A number of public policy groups on Monday released studies that both praised and scorned the economic viability of municipally funded broadband networks.
It's a hot-button issue that has prompted many states to introduce legislation against these projects, while sparking heated responses from cities looking to build their own wireless or fiber broadband networks.
The New Millennium Research Council released two studies penned by the free-market-leaning group Progress and Freedom Foundation raising "serious questions about the need for and viability" of the recent business plan for the city of Philadelphia to build its own wireless broadband network.

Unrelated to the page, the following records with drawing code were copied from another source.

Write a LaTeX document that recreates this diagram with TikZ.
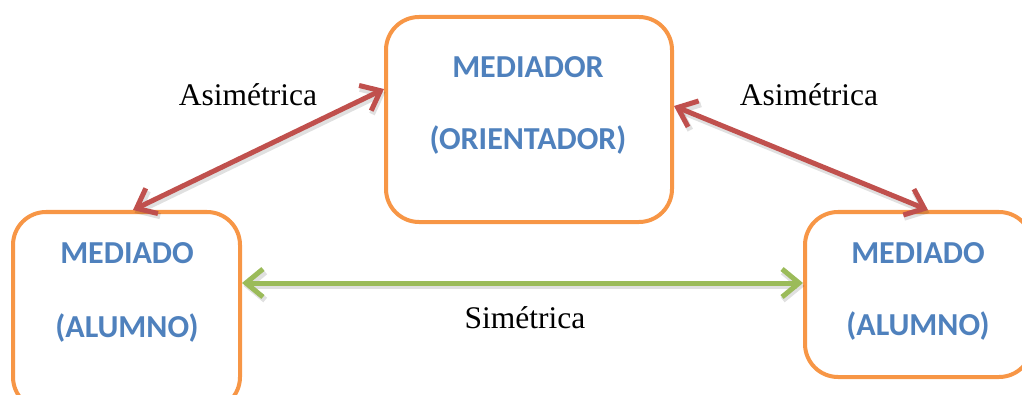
\documentclass[tikz,border=0pt]{standalone}
\usepackage{fontspec}
\setmainfont{Liberation Serif}
\newfontfamily\boxfont{Carlito}
\usetikzlibrary{arrows.meta}
\definecolor{boxorange}{HTML}{F79646}
\definecolor{relred}{HTML}{C0504D}
\definecolor{relgreen}{HTML}{9BBB59}
\definecolor{txtblue}{HTML}{4F81BD}
\tikzset{
  rolebox/.style={draw=boxorange, line width=4pt, rounded corners=33pt, fill=white, inner sep=0pt},
  roletext/.style={text=txtblue, font=\boxfont\bfseries\fontsize{32}{38}\selectfont, anchor=base, inner sep=0pt},
  rellabel/.style={font=\fontsize{31.5}{37}\selectfont, anchor=base, inner sep=0pt},
  relarrow/.style={line width=5pt, {Straight Barb[length=17pt,width=28pt]}-{Straight Barb[length=17pt,width=28pt]},
    preaction={draw=black, opacity=0.12, line width=6pt, transform canvas={shift={(1.5pt,-3pt)}}}},
}
\begin{document}
\begin{tikzpicture}[x=1pt,y=1pt]
\useasboundingbox (0,0) rectangle (1022,394);
\clip (0,0) rectangle (1022,394);
% boxes
\node[rolebox, minimum width=286pt, minimum height=205pt] (top) at (529,274.5) {};
\node[rolebox, minimum width=227pt, minimum height=198pt] (left) at (126.5,83) {};
\node[rolebox, minimum width=227pt, minimum height=165pt] (right) at (918.5,99.5) {};
% box texts
\node[roletext] (t1) at (528,316) {MEDIADOR};
\node[roletext] (t2) at (528,244) {(ORIENTADOR)};
\node[roletext] (l1) at (127,131) {MEDIADO};
\node[roletext] (l2) at (127,57) {(ALUMNO)};
\node[roletext] (r1) at (918,131) {MEDIADO};
\node[roletext] (r2) at (918,59) {(ALUMNO)};
% relations
\draw[relarrow, draw=relred] ([xshift=6.5pt]left.north) -- ([yshift=30.5pt]top.west);
\draw[relarrow, draw=relred] ([yshift=13.5pt]top.east) -- ([xshift=9.5pt]right.north);
\draw[relarrow, draw=relgreen] ([yshift=28pt]left.east) -- ([yshift=11.5pt]right.west);
% labels
\node[rellabel] (la) at (248,288) {Asimétrica};
\node[rellabel] (ra) at (809,288) {Asimétrica};
\node[rellabel] (sa) at (525,66) {Simétrica};
\end{tikzpicture}
\end{document}
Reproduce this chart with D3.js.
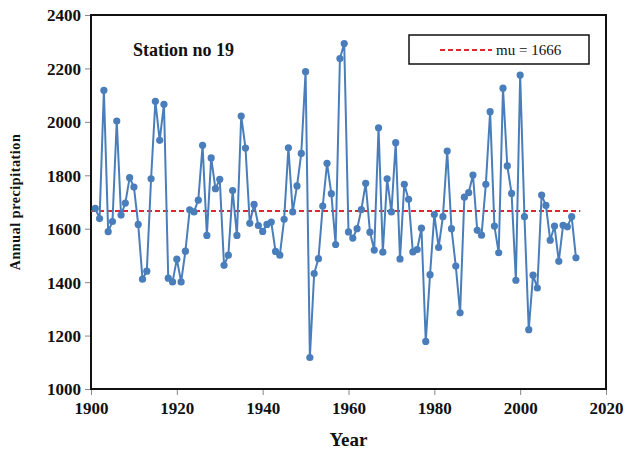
<!DOCTYPE html>
<html>
<head>
<meta charset="utf-8">
<script src="https://cdn.jsdelivr.net/npm/d3@7"></script>
<style>
    body { margin: 0; background: #fff; }
    svg text { font-family: "Liberation Serif", "Times New Roman", serif; }
</style>
</head>
<body>
<div id="chart"></div>
<script>
(function () {
    "use strict";

    // annual precipitation, station no 19
    var years = d3.range(1901, 2014);
    var precip = [
        1676, 1638, 2118, 1589, 1627, 2003, 1651, 1696, 1791, 1756,
        1616, 1411, 1441, 1787, 2077, 1931, 2066, 1415, 1401, 1486,
        1401, 1516, 1671, 1663, 1707, 1912, 1575, 1865, 1750, 1785,
        1463, 1501, 1743, 1575, 2022, 1902, 1620, 1691, 1612, 1590,
        1616, 1625, 1515, 1501, 1635, 1903, 1663, 1760, 1882, 2188,
        1118, 1432, 1488, 1685, 1845, 1731, 1541, 2237, 2293, 1588,
        1565, 1600, 1672, 1770, 1587, 1520, 1978, 1512, 1787, 1663,
        1922, 1487, 1766, 1710, 1513, 1522, 1602, 1178, 1428, 1653,
        1530, 1645, 1891, 1600, 1460, 1285, 1718, 1735, 1801, 1594,
        1576, 1766, 2038, 1610, 1510, 2126, 1835, 1732, 1407, 2175,
        1645, 1222, 1426, 1378, 1726, 1687, 1557, 1610, 1478, 1613,
        1607, 1645, 1491
    ];
    var mu = 1666;
    var muRange = [1900, 2014];

    var xTicks = [1900, 1920, 1940, 1960, 1980, 2000, 2020];
    var yTicks = [1000, 1200, 1400, 1600, 1800, 2000, 2200, 2400];

    var W = 626, H = 453;
    var left = 91, right = 606, top = 15, bottom = 389;

    var svg = d3.select("#chart").append("svg")
        .attr("width", W)
        .attr("height", H);

    var x = d3.scaleLinear().domain([1900, 2020]).range([left, right]);
    var y = d3.scaleLinear().domain([1000, 2400]).range([bottom, top]);

    //axes
    var yAxis = svg.append("g")
        .attr("transform", "translate(" + left + ",0)")
        .call(d3.axisLeft(y).tickValues(yTicks).tickSize(6).tickPadding(4).tickFormat(d3.format("d")));

    var xAxis = svg.append("g")
        .attr("transform", "translate(0," + bottom + ")")
        .call(d3.axisBottom(x).tickValues(xTicks).tickSize(6).tickPadding(7).tickFormat(d3.format("d")));

    [xAxis, yAxis].forEach(function (g) {
        g.select(".domain").remove();
        g.selectAll(".tick line").attr("stroke", "#888").attr("stroke-width", 1);
        g.selectAll(".tick text")
            .attr("fill", "#111")
            .style("font-size", "17px")
            .style("font-weight", "bold");
    });
    yAxis.selectAll(".tick text").attr("dy", "0.35em");

    // plot frame
    svg.append("rect")
        .attr("x", left)
        .attr("y", top)
        .attr("width", right - left)
        .attr("height", bottom - top)
        .attr("fill", "none")
        .attr("stroke", "#111")
        .attr("stroke-width", 2);

    // mean line
    svg.append("line")
        .attr("x1", x(muRange[0]))
        .attr("x2", x(muRange[1]))
        .attr("y1", y(mu))
        .attr("y2", y(mu))
        .attr("stroke", "#e0262e")
        .attr("stroke-width", 2)
        .attr("stroke-dasharray", "5,3");

    var line = d3.line()
        .x(function (d, i) { return x(years[i]); })
        .y(function (d) { return y(d); });

    svg.append("path")
        .datum(precip)
        .attr("d", line)
        .attr("fill", "none")
        .attr("stroke", "#4a7ebb")
        .attr("stroke-width", 2);

    svg.selectAll("circle.pt")
        .data(precip)
        .enter()
        .append("circle")
        .attr("class", "pt")
        .attr("cx", function (d, i) { return x(years[i]); })
        .attr("cy", function (d) { return y(d); })
        .attr("r", 3.6)
        .attr("fill", "#4a7ebb");

    // station label
    svg.append("text")
        .attr("x", 133)
        .attr("y", 56)
        .style("font-size", "18px")
        .style("font-weight", "bold")
        .attr("fill", "#111")
        .text("Station no 19");

    // legend
    var lg = svg.append("g");
    lg.append("rect")
        .attr("x", 409)
        .attr("y", 35)
        .attr("width", 180)
        .attr("height", 29)
        .attr("fill", "#fff")
        .attr("stroke", "#111")
        .attr("stroke-width", 1.5);
    lg.append("line")
        .attr("x1", 440)
        .attr("x2", 492)
        .attr("y1", 50)
        .attr("y2", 50)
        .attr("stroke", "#e0262e")
        .attr("stroke-width", 2)
        .attr("stroke-dasharray", "5,3");
    lg.append("text")
        .attr("x", 496)
        .attr("y", 55)
        .style("font-size", "15px")
        .attr("fill", "#111")
        .text("mu = " + mu);

    // axis titles
    svg.append("text")
        .attr("x", (left + right) / 2)
        .attr("y", 446)
        .attr("text-anchor", "middle")
        .style("font-size", "19px")
        .style("font-weight", "bold")
        .attr("fill", "#111")
        .text("Year");

    svg.append("text")
        .attr("transform", "translate(20," + ((top + bottom) / 2) + ") rotate(-90)")
        .attr("text-anchor", "middle")
        .style("font-size", "14px")
        .style("font-weight", "bold")
        .style("letter-spacing", "0.6px")
        .attr("fill", "#111")
        .text("Annual precipitation");
})();
</script>
</body>
</html>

The NMRC is a branch of a public relations and consulting firm called Issue Dynamics, whose clients include, or have included, Verizon Communications, BellSouth, SBC Communications and Qwest, the four Baby Bell phone companies who are vehemently opposed to muni broadband efforts. Its previous studies include advocating a hands-off regulatory approach to voice over Internet Protocol technology and to companies providing broadband lines into homes. The Baby Bells are converting their legacy phone lines to faster IP pipes to begin serving video, faster broadband access and VoIP. Coincidence?
On the other side of the fence, consumer advocacy groups, long acerbic critics against the Bells and cable companies, released a study called "Telco Lies and the Truth about Municipal Broadband Networks". Penned by the Free Press, the Consumer Federation of America, and the Media Access Project, the study includes a section disputing all of the Bells' claims against muni broadband projects.
If you're tracking this issue, you'd better duck. More mud slinging on the way.